------ DATASET EXTRACT
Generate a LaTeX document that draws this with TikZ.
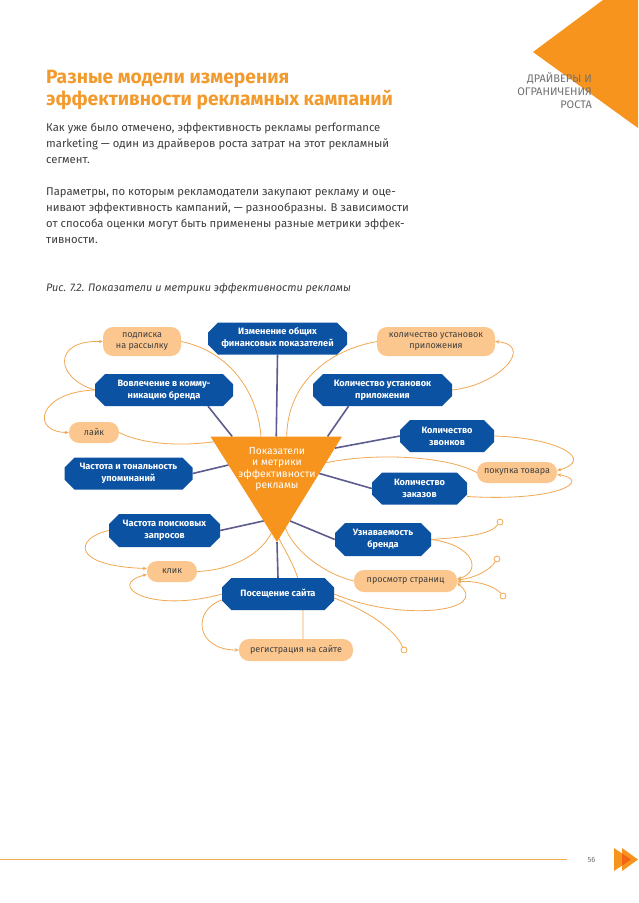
\documentclass[tikz,border=0pt]{standalone}
\usepackage{fontspec}
\setmainfont{Fira Sans}
\usetikzlibrary{positioning,calc,shapes.misc,arrows.meta,backgrounds}
\definecolor{mainOrange}{RGB}{247,148,30}
\definecolor{deepOrange}{RGB}{240,100,20}
\definecolor{titleOrange}{RGB}{243,154,45}
\definecolor{boxBlue}{RGB}{11,82,162}
\definecolor{paleOrange}{RGB}{252,199,143}
\definecolor{lineOrange}{RGB}{241,168,82}
\definecolor{linkBlue}{RGB}{92,92,142}
\definecolor{bodyGray}{RGB}{62,62,62}
\definecolor{headGray}{RGB}{112,112,112}
\tikzstyle{page} = [x = 1pt, y = -1pt]
\tikzstyle{metricBox} = [chamfered rectangle, chamfered rectangle xsep=5pt, chamfered rectangle ysep=5pt, fill=boxBlue, text=white, inner sep=0pt, align=center, font=\fontsize{9.2}{12}\selectfont\bfseries]
\tikzstyle{actionBox} = [rectangle, rounded corners=10pt, fill=paleOrange, text=bodyGray, inner sep=0pt, align=center, font=\fontsize{9}{10.5}\selectfont]
\tikzstyle{endCircle} = [circle, draw=lineOrange, fill=white, line width=.8pt, minimum size=6pt, inner sep=0pt]
\tikzstyle{metricLink} = [draw=linkBlue, line width=1.6pt]
\tikzstyle{actionLink} = [draw=lineOrange, line width=.8pt]
\tikzstyle{actionArrow} = [actionLink, -{Stealth[length=4pt, width=3.5pt]}]
\tikzstyle{triText} = [text=white, align=center, inner sep=0pt, font=\fontsize{10.3}{11.3}\selectfont]
\tikzstyle{bodyText} = [anchor=north west, align=left, inner sep=0pt, text=bodyGray, font=\fontsize{11.3}{16}\selectfont]
\newcommand{\openEnd}[2]{\node [endCircle] (#1) at (#2) {};}
\newcommand{\triPoint}[3]{($(#1)!#3!(#2)$)}

\begin{document}
\begin{tikzpicture}[page]
  \useasboundingbox (0,0) rectangle (638,903);

  % page header
  \fill [mainOrange] (533,52) -- (603,0) -- (638,0) -- (638,128) -- cycle;
  \node [anchor=north east, align=right, inner sep=0pt, text=headGray, font=\fontsize{11}{12.7}\selectfont] (chapter) at (592,73) {ДРАЙВЕРЫ И\\ОГРАНИЧЕНИЯ\\РОСТА};
  \node [anchor=north west, align=left, inner sep=0pt, text=titleOrange, font=\fontsize{19.2}{22}\selectfont\bfseries] (title) at (46,70) {Разные модели измерения\\эффективности рекламных кампаний};
  \node [bodyText] (para) at (46,123) {Как уже было отмечено, эффективность рекламы performance\\marketing~--- один из драйверов роста затрат на этот рекламный\\сегмент.\\[16pt]Параметры, по которым рекламодатели закупают рекламу и оце-\\нивают эффективность кампаний, --- разнообразны. В зависимости\\от способа оценки могут быть применены разные метрики эффек-\\тивности.};
  \node [bodyText, font=\fontsize{10.9}{16}\selectfont\itshape] (caption) at (46,283) {Рис. 7.2. Показатели и метрики эффективности рекламы};

  % centre triangle
  \coordinate (triLeft) at (210.5,436.5);
  \coordinate (triRight) at (342,436.5);
  \coordinate (triApex) at (277,542);
  \fill [mainOrange] (triLeft) -- (triRight) -- (triApex) -- cycle;
  \node [triText] (triLabel) at (277,469) {Показатели\\и метрики\\эффективности\\рекламы};

  % metrics
  \node [metricBox, minimum width=139pt, minimum height=32pt] (finance) at (277.5,338.5) {Изменение общих\\финансовых показателей};
  \node [metricBox, minimum width=138pt, minimum height=32pt] (engage) at (164,390) {Вовлечение в комму-\\никацию бренда};
  \node [metricBox, minimum width=139pt, minimum height=32pt] (installs) at (382.5,390) {Количество установок\\приложения};
  \node [metricBox, minimum width=94pt, minimum height=32pt] (calls) at (447,436) {Количество\\звонков};
  \node [metricBox, minimum width=128pt, minimum height=32pt] (mentions) at (128.5,473.5) {Частота и тональность\\упоминаний};
  \node [metricBox, minimum width=95pt, minimum height=32pt] (orders) at (419.5,488.5) {Количество\\заказов};
  \node [metricBox, minimum width=111pt, minimum height=33pt] (search) at (164.5,530.5) {Частота поисковых\\запросов};
  \node [metricBox, minimum width=96pt, minimum height=33pt] (brand) at (383,539.5) {Узнаваемость\\бренда};
  \node [metricBox, minimum width=112pt, minimum height=32pt] (visit) at (278,594) {Посещение сайта};

  % actions
  \node [actionBox, minimum width=78pt, minimum height=29pt] (subscribe) at (142,341.5) {подписка\\на рассылку};
  \node [actionBox, minimum width=118pt, minimum height=29pt] (appCount) at (436,341.5) {количество установок\\приложения};
  \node [actionBox, minimum width=50pt, minimum height=21pt] (like) at (94,432.5) {лайк};
  \node [actionBox, minimum width=80pt, minimum height=21pt] (purchase) at (517,472.5) {покупка товара};
  \node [actionBox, minimum width=50pt, minimum height=21pt] (click) at (172,571.5) {клик};
  \node [actionBox, minimum width=103pt, minimum height=22pt] (pageView) at (405.5,581) {просмотр страниц};
  \node [actionBox, minimum width=114pt, minimum height=22pt] (signup) at (296,650) {регистрация на сайте};
  \openEnd{endA}{500,522}
  \openEnd{endB}{497,559}
  \openEnd{endC}{503,596}
  \openEnd{endD}{404,650}

  \begin{scope}[on background layer]
    \fill [white] (0,0) rectangle (638,903);
    % metric links
    \draw [metricLink] (finance.south) -- \triPoint{triLeft}{triRight}{.5};
    \draw [metricLink] ($(engage.south)+(44,0)$) -- \triPoint{triLeft}{triRight}{.165};
    \draw [metricLink] ($(installs.south)+(-34,0)$) -- \triPoint{triLeft}{triRight}{.89};
    \draw [metricLink] (calls.west) -- \triPoint{triRight}{triApex}{.11};
    \draw [metricLink] (mentions.east) -- \triPoint{triLeft}{triApex}{.27};
    \draw [metricLink] (orders.west) -- \triPoint{triRight}{triApex}{.35};
    \draw [metricLink] (search.east) -- \triPoint{triLeft}{triApex}{.8};
    \draw [metricLink] (brand.west) -- \triPoint{triRight}{triApex}{.8};
    \draw [metricLink] (visit.north) -- (triApex);
    % action links
    \draw [actionLink] (subscribe.east) .. controls (232,352) and (258,395) .. \triPoint{triLeft}{triRight}{.384};
    \draw [actionLink] (appCount.west) .. controls (320,352) and (287,390) .. \triPoint{triLeft}{triRight}{.58};
    \draw [actionLink] (like.east) .. controls (140,443) and (175,447) .. \triPoint{triLeft}{triApex}{.05};
    \draw [actionLink] (purchase.west) .. controls (445,455) and (370,453) .. \triPoint{triRight}{triApex}{.25};
    \draw [actionLink] (click.east) .. controls (235,570) and (262,552) .. \triPoint{triLeft}{triApex}{.915};
    \draw [actionLink] \triPoint{triRight}{triApex}{.87} .. controls (295,552) and (325,574) .. (pageView.west);
    \draw [actionLink] \triPoint{triRight}{triApex}{.97} .. controls (288,556) and (303,578) .. ($(visit.south)+(25,0)$) -- ($(signup.north)+(7,0)$);
    \draw [actionArrow] (engage.west) .. controls (55,378) and (52,340) .. (subscribe.west);
    \draw [actionArrow] (engage.west) .. controls (38,392) and (30,432) .. (like.west);
    \draw [actionArrow] (installs.east) .. controls (500,385) and (535,345) .. (appCount.east);
    \draw [actionArrow] (calls.east) .. controls (560,438) and (595,460) .. ($(purchase.east)+(0,-2)$);
    \draw [actionArrow] ($(orders.east)+(0,8)$) .. controls (560,502) and (592,480) .. ($(purchase.east)+(0,2)$);
    \draw [actionArrow] (search.west) .. controls (75,538) and (70,566) .. ($(click.west)+(0,-3)$);
    \draw [actionArrow] (visit.west) .. controls (150,614) and (105,585) .. ($(click.west)+(0,3)$);
    \draw [actionArrow] ($(visit.west)+(0,6)$) .. controls (192,610) and (195,650) .. (signup.west);
    \draw [actionArrow] (brand.east) .. controls (475,545) and (482,572) .. ($(pageView.east)+(0,-2)$);
    \draw [actionArrow] (visit.east) .. controls (400,622) and (492,612) .. ($(pageView.east)+(0,2)$);
    \draw [actionLink] (brand.east) .. controls (465,537) and (490,535) .. (endA);
    \draw [actionArrow] (endB) .. controls (490,570) and (475,578) .. ($(pageView.east)+(0,-1)$);
    \draw [actionArrow] (endC) .. controls (495,586) and (475,580) .. ($(pageView.east)+(0,1)$);
    \draw [actionLink] ($(visit.east)+(0,4)$) .. controls (370,612) and (395,630) .. (endD);
  \end{scope}

  % page footer
  \draw [lineOrange, line width=.9pt] (0,859.5) -- (567,859.5);
  \node [inner sep=0pt, text=headGray, font=\fontsize{7.5}{9}\selectfont] (pageNo) at (591.5,860) {56};
  \fill [mainOrange] (614,848) -- (631,859.5) -- (614,871) -- cycle;
  \fill [mainOrange] (622,848) -- (638,859.5) -- (622,871) -- cycle;
  \fill [deepOrange] (622,853.4) -- (631,859.5) -- (622,865.6) -- cycle;
\end{tikzpicture}
\end{document}
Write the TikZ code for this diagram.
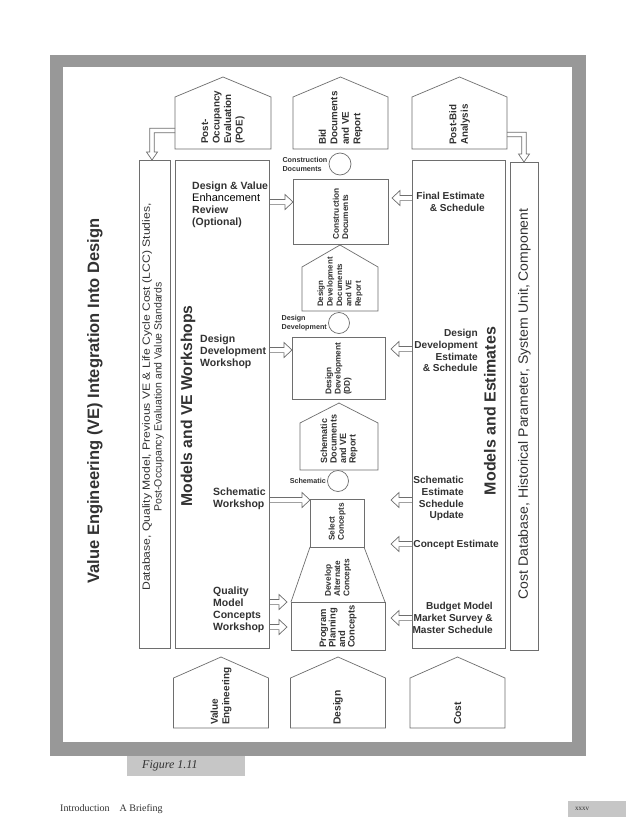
------------
EXERCISE GOAL.
Count the lines above in which the word "this" appears, then state only that count.

RESULT OF THE EXERCISE.
2